ECF No. 19. The Court dismissed with prejudice the Rhode Island overtime claim and
the New Jersey failure to maintain records claim. In re Morgan Stanley Smith Barney
LLC Wage and Hour Lit., No. 11-3121, 2012 WL 6554386, at **2, 6 (D.N.J. Dec. 14,
2012). The Court dismissed the Rhode Island wage deduction claim with prejudice, and
dismissed the additional wage deduction claims without prejudice. Id. at **3-6. In
dismissing the New York wage deduction claims, the Court noted that Plaintiffs’
pleading said “nothing about the terms of their employment contract” with MSSB. Id. at
*3. Similarly, in its discussion of Connecticut law, the Court described Plaintiffs’ claim
as entirely “conclusory” because Plaintiffs failed to quote from Plaintiffs’ contract with
MSSB. Id. at *5.
On January 28, 2013, Plaintiffs filed their Amended Consolidated Class and
Collective Action Complaint asserting overtime claims and wage deduction claims. On
March 29, 2013, Plaintiffs moved to dismiss the wage deduction claims only. ECF No.
42.
III.
LEGAL STANDARD
Federal Rule of Civil Procedure 12(b)(6) provides for the dismissal of a complaint,
in whole or in part, if the plaintiff fails to state a claim upon which relief can be granted.
The moving party bears the burden of showing that no claim has been stated. Hedges v.
United States, 404 F.3d 744, 750 (3d Cir. 2005). In deciding a motion to dismiss under
Rule 12(b)(6), a court must take all allegations in the complaint as true and view them in
the light most favorable to the plaintiff. See Warth v. Seldin, 422 U.S. 490, 501 (1975).
A Complaint’s factual allegations must be sufficient to raise a plaintiff’s right to
relief above a speculative level, such that it is “plausible on its face.” See Bell Atl. Corp.

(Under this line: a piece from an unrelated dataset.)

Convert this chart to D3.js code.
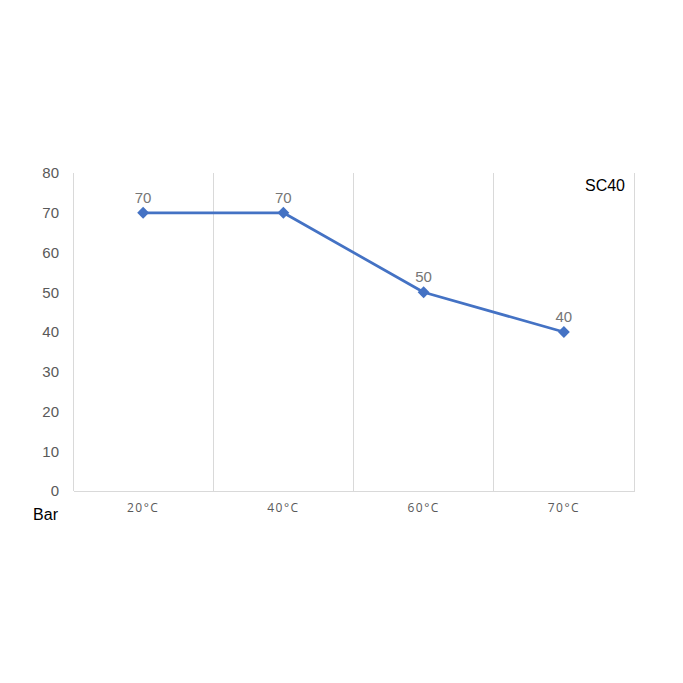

v. Twombly, 550 U.S. 544, 570 (2007); see also Umland v. PLANCO Fin. Serv., Inc., 542
F.3d 59, 64 (3d Cir. 2008). Claims have “facial plausibility when the plaintiff pleads
factual content that allows the court to draw the reasonable inference that the defendant is
liable for the misconduct alleged.” Ashcroft v. Iqbal, 556 U.S. 662, 678 (2009) (citing
Twombly, 550 U.S. at 556). While “[t]he plausibility standard is not akin to a
‘probability requirement’ . . . it asks for more than a sheer possibility.” Id.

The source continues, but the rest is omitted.